Giuseppe Mazzini è un patriota, politico, filosofo e giornalista. Contribuisce in maniera decisiva alla nascita dello Stato unitario italiano ed è considerato uno dei padri della patria. Le teorie mazziniane sono importanti per la definizione dei moderni movimenti europei per l’affermazione della democrazia nella forma repubblicana.
Nasce a Genova il 22 giugno del 1805 e, per seguire il volere del padre, si iscrive alla facoltà di Medicina. Abbandona però presto gli studi medici per iscriversi a Legge. Dopo i moti del 1821, inizia a sviluppare l’idea che sia necessario lottare per la libertà della patria.
Nel 1826 Mazzini scrive il saggio Dell’amor patrio di Dante che verrà però pubblicato solo nel 1837. L’anno successivo si laurea in Diritto civile e Diritto canonico e diventa membro della carboneria. Fuggito in Francia, a causa della sua attività rivoluzionaria, fonda la Giovine Italia, associazione politica che ha l’obiettivo di riunire in una sola repubblica gli stati italiani.
Nel 1848, torna in Italia e a Milano fonda il quotidiano L’Italia del popolo.
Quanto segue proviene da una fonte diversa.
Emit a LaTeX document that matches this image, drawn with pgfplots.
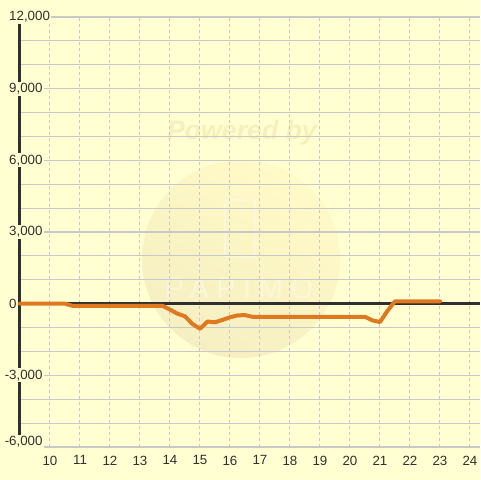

Con il ritorno degli austriaci nella città lombarda, raggiunge Garibaldi a Bergamo, per poi partire per la Svizzera. In quel periodo ha due condanne a morte che pendono sulla sua testa, una per i moti di Genova del 1857 e l’altra a Parigi per complicità in un attentato contro Luigi Napoleone. Ripara esule a Londra e, all’inizio della guerra, si reca clandestinamente a Firenze con l’obiettivo di raggiungere Garibaldi per l’impresa del Mille. In realtà riesce a unirsi a lui nel 1861 in un’adunanza di mazziniani e garibaldini in soccorso a Garibaldi in difficoltà in Sicilia.
Nel 1866 è candidato alle elezioni di Messina per la scelta dei deputati del nuovo parlamento di Firenze. Mazzini si trova però a Londra in esilio e non può fare campagna elettorale. Anche se assente dal Paese, Mazzini vince le elezioni che vengono annullate a causa delle condanne. Richiamati alle urne due mesi dopo, gli elettori continuano a scegliere Mazzini, così come avviene anche la terza volta. A quel punto la Camera convalida il risultato, ma Giuseppe rifiuta l’incarico per non giurare fedeltà allo Statuto albertino.
Nel 1870 viene arrestato in Sicilia e incarcerato nel carcere di Gaeta. Esce qualche mese dopo grazie all’amnistia concessa ai condannati politici per la presa di Roma. Nel 1871 promuove il Patto di Fratellanza tra le società italiane operaie e l’anno seguente va in incognito a Pisa. Già malato, muore nella città toscana il 10 marzo 1872 quando la polizia sta per arrestarlo nuovamente.